Barbara Holland

Once considered an art form that called for talent, or at least a craft that called for practice, a poem now needs only sincerity. Everyone, we’re assured, is a poet. Writing poetry is good for us. It expresses our inmost feelings, which is wholesome. Reading other people’s poems is pointless since those aren’t our own inmost feelings.

Coaches and headmasters praise sport as a preparation for the great game of life, but this is absurd. Nothing could be more different from life. For one thing sports, unlike life, are played according to rules. Indeed, the rules are the sport: life may behave bizarrely and still be life, but if the runner circles the bases clockwise it’s no longer baseball.

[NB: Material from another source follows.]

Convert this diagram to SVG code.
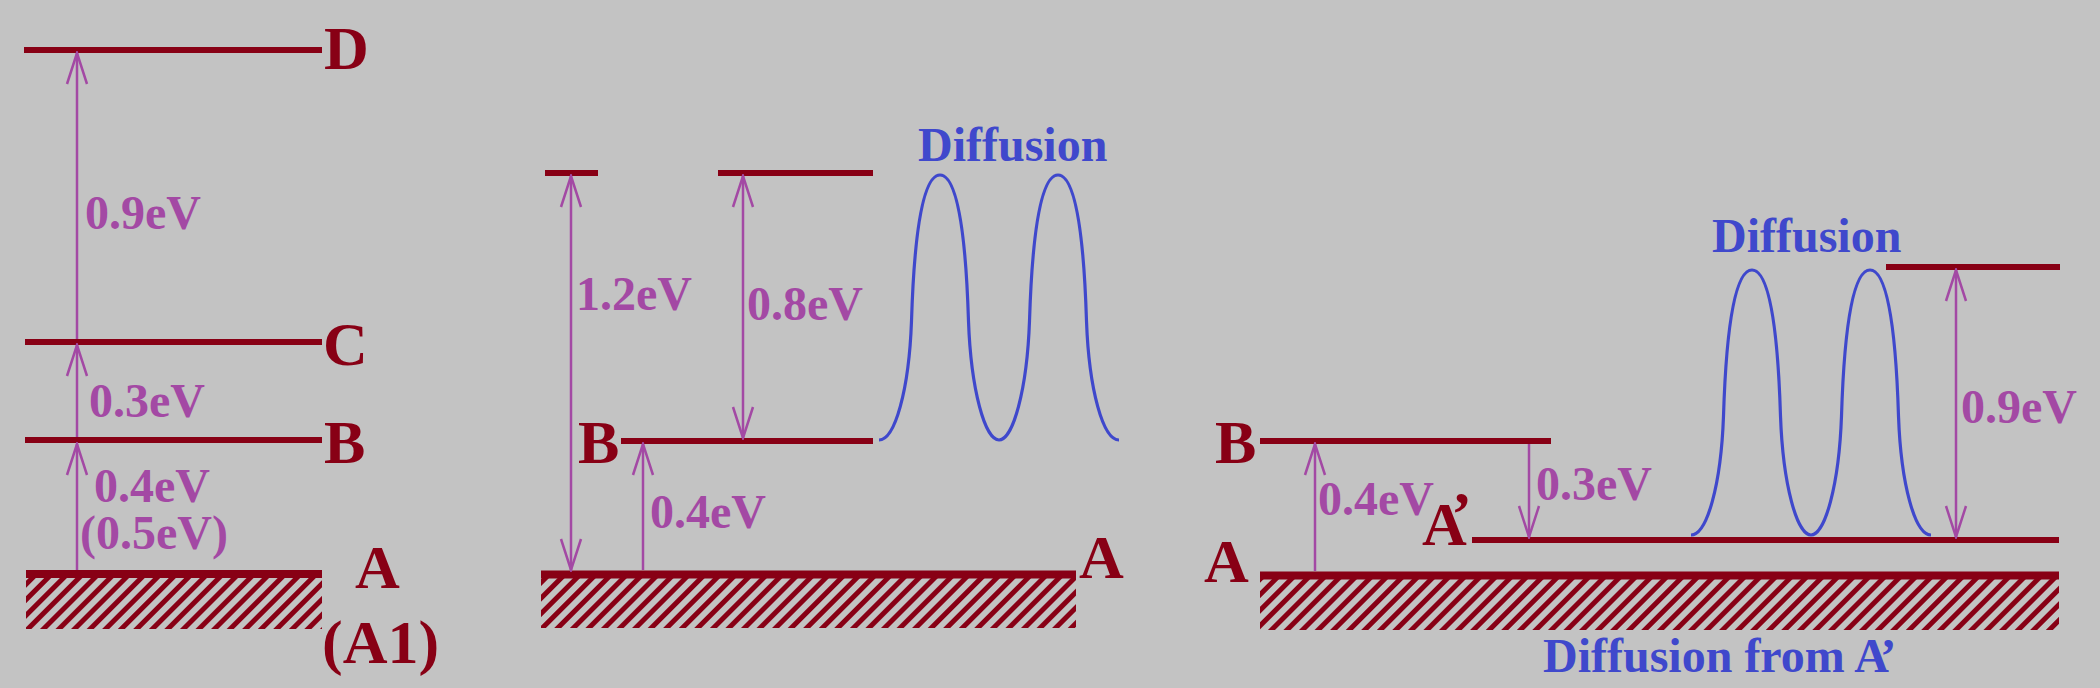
<svg xmlns="http://www.w3.org/2000/svg" width="2100" height="688" viewBox="0 0 2100 688">
<defs>
<style>
.lvl{stroke:#880015;stroke-width:6;fill:none}
.gnd{stroke:#880015;stroke-width:8;fill:none}
.lab{font-family:"Liberation Serif","Times New Roman",serif;font-weight:bold;font-size:62px;fill:#880015}
.ev{font-family:"Liberation Serif","Times New Roman",serif;font-weight:bold;font-size:48px;fill:#A349A4}
.dif{font-family:"Liberation Serif","Times New Roman",serif;font-weight:bold;font-size:48px;fill:#3F48CC}
.arr{stroke:#A349A4;stroke-width:2.5;fill:none}
</style>
<marker id="ah" markerUnits="userSpaceOnUse" viewBox="-34 -12 36 24" refX="0" refY="0" markerWidth="36" markerHeight="24" orient="auto-start-reverse">
<path d="M-31,-10 L0,0 L-31,10" fill="none" stroke="#A349A4" stroke-width="2.5"/>
</marker>
<pattern id="hatch" patternUnits="userSpaceOnUse" width="11" height="11" patternTransform="rotate(45)">
<rect width="5" height="11" fill="#880015"/>
</pattern>
<path id="wave" fill="none" stroke="#3F48CC" stroke-width="3.2" stroke-linejoin="round" d="M-61,0 C-45,0 -31,-50 -28.5,-119 C-25.5,-215 -16,-265 0,-265 C16,-265 25.5,-215 28.5,-119 C31,-50 45,0 59,0 C73,0 87,-50 89.5,-119 C92.5,-215 102,-265 118,-265 C134,-265 143.5,-215 146.5,-119 C149,-50 163,0 179,0"/>
</defs>
<rect width="2100" height="688" fill="#C3C3C3"/>

<g id="panel1">
<g id="p1-ground">
<rect x="26" y="578" width="296" height="51" fill="url(#hatch)"/>
<line class="gnd" x1="26" y1="574" x2="322" y2="574"/>
<text class="lab" x="355" y="588">A</text>
<text class="lab" x="322" y="663">(A1)</text>
</g>
<g id="p1-B"><line class="lvl" x1="25" y1="440" x2="322" y2="440"/><text class="lab" x="324" y="463">B</text></g>
<g id="p1-C"><line class="lvl" x1="25" y1="342" x2="322" y2="342"/><text class="lab" x="323" y="365">C</text></g>
<g id="p1-D"><line class="lvl" x1="24" y1="50" x2="322" y2="50"/><text class="lab" x="324" y="69">D</text></g>
</g>

<g id="panel2">
<g id="p2-ground">
<rect x="541" y="578" width="535" height="50" fill="url(#hatch)"/>
<line class="gnd" x1="541" y1="574.5" x2="1076" y2="574.5"/>
<text class="lab" x="1079" y="578">A</text>
</g>
<g id="p2-B"><line class="lvl" x1="621" y1="441" x2="873" y2="441"/><text class="lab" x="578" y="463">B</text></g>
<g id="p2-top1"><line class="lvl" x1="545" y1="173" x2="598" y2="173"/></g>
<g id="p2-top2"><line class="lvl" x1="718" y1="173" x2="873" y2="173"/></g>
<g id="p2-diffusion">
<use href="#wave" x="940" y="440"/>
<text class="dif" x="918" y="161">Diffusion</text>
</g>
</g>

<g id="panel3">
<g id="p3-ground">
<rect x="1260" y="579" width="799" height="51" fill="url(#hatch)"/>
<line class="gnd" x1="1260" y1="575.5" x2="2059" y2="575.5"/>
<text class="lab" x="1204" y="582">A</text>
<text class="dif" x="1543" y="672">Diffusion from A<tspan dx="-5">’</tspan></text>
</g>
<g id="p3-B"><line class="lvl" x1="1260" y1="441" x2="1551" y2="441"/><text class="lab" x="1215" y="463">B</text></g>
<g id="p3-Aprime"><line class="lvl" x1="1472" y1="540" x2="2059" y2="540"/><text class="lab" x="1422" y="545">A<tspan dx="-11" dy="-11">’</tspan></text></g>
<g id="p3-top"><line class="lvl" x1="1886" y1="267" x2="2060" y2="267"/></g>
<g id="p3-diffusion">
<use href="#wave" x="1752" y="535"/>
<text class="dif" x="1712" y="252">Diffusion</text>
</g>
</g>

<g id="connectors">
<line class="arr" x1="77" y1="570" x2="77" y2="444" marker-end="url(#ah)"/>
<line class="arr" x1="77" y1="437" x2="77" y2="345" marker-end="url(#ah)"/>
<line class="arr" x1="77" y1="339" x2="77" y2="53" marker-end="url(#ah)"/>
<line class="arr" x1="571" y1="176" x2="571" y2="570" marker-start="url(#ah)" marker-end="url(#ah)"/>
<line class="arr" x1="743" y1="176" x2="743" y2="438" marker-start="url(#ah)" marker-end="url(#ah)"/>
<line class="arr" x1="643" y1="570" x2="643" y2="444" marker-end="url(#ah)"/>
<line class="arr" x1="1315" y1="571" x2="1315" y2="444" marker-end="url(#ah)"/>
<line class="arr" x1="1529" y1="444" x2="1529" y2="537" marker-end="url(#ah)"/>
<line class="arr" x1="1956" y1="270" x2="1956" y2="537" marker-start="url(#ah)" marker-end="url(#ah)"/>
</g>

<g id="labels">
<text class="ev" x="85" y="229">0.9eV</text>
<text class="ev" x="89" y="417">0.3eV</text>
<text class="ev" x="94" y="502">0.4eV</text>
<text class="ev" x="80" y="549">(0.5eV)</text>
<text class="ev" x="576" y="310">1.2eV</text>
<text class="ev" x="747" y="320">0.8eV</text>
<text class="ev" x="650" y="528">0.4eV</text>
<text class="ev" x="1318" y="515">0.4eV</text>
<text class="ev" x="1536" y="500">0.3eV</text>
<text class="ev" x="1961" y="423">0.9eV</text>
</g>
</svg>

Poets and songwriters speak highly of spring as one of the great joys of life in the temperate zone, but in the real world most of spring is disappointing. We looked forward to it too long, and the spring we had in mind in February was warmer and dryer than the actual spring when it finally arrives. We’d expected it to be a whole season, like winter, instead of a handful of separate moments and single afternoons.

Napping is too luxurious, too sybaritic, too unproductive, and it’s free; pleasures for which we don’t pay make us anxious. Besides, it seems to be a natural inclination. … Fighting off natural inclinations is a major Puritan virtue, and nothing that feels that good can be respectable.

The thing to remember is that children are temporary. As soon as they develop a sense of humor and get to be good company, maybe even remember to take the trash out and close the refrigerator door, they pack up their electronic equipment and their clothes, and some of your clothes, and leave in a U-Haul, to return only at Thanksgiving.